Complementary to previous studies performed under tension, one of the main conclusions of this paper was that the time–temperature superposition principle applied in the region of the glass transition of polymers regardless of the loading (even at high strain). This suggested that kinetics of elementary processes are equivalent at any level of strain and are only based upon small changes in local conformation. Differences between high and low strains would then be due to the number of active elementary processes that are accumulated during the history of loading.

However, differences existed between shift factors extracted from tension and those extracted from torsion tests. This could be observed for various polymers in addition to PMMA.

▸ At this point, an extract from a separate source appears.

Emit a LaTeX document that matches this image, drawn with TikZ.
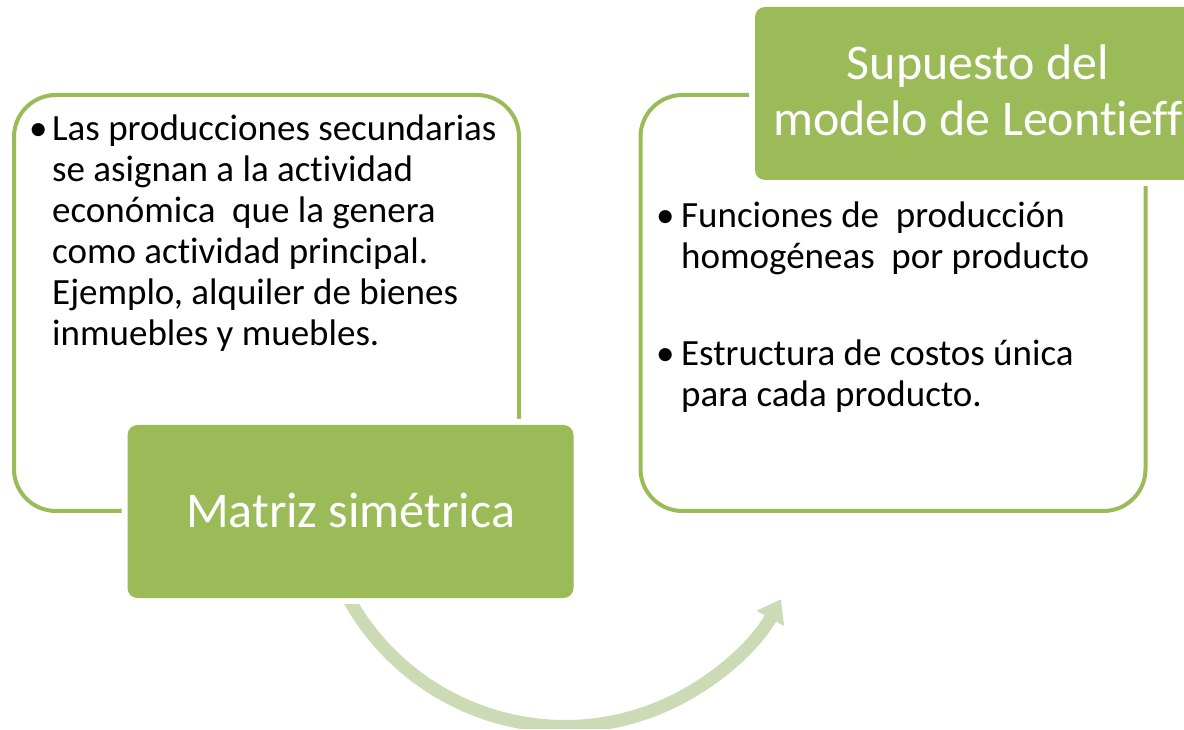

These differences could be due to the fact that the shearing was a loading condition that kept the volume unchanged, whereas the volume could increase during tension. It was then suggested that shift factors could be sensitive to the interrelation between volume changes due to mechanical loading and the free volume in the polymer.

This also suggested that they should be corrected to account for compressibility in the behavior, which can depend on the temperature and strain rate.

A solution could be to reintroduce the density correction (Equation (3)) and to express the dependence of the density not only on the temperature but also on the deformation. The first invariant or volume variation would be the parameter to use.

One could then define a usual shift (e.g., a WLF or Arrhenius-like) factor and a second shift depending on compressibility of the behavior in an manner inspired by the density correction (Equations (3) and (4)).

Obviously, additional studies should be performed to validate this idea using various conditions of loading: compression, biaxial, etc.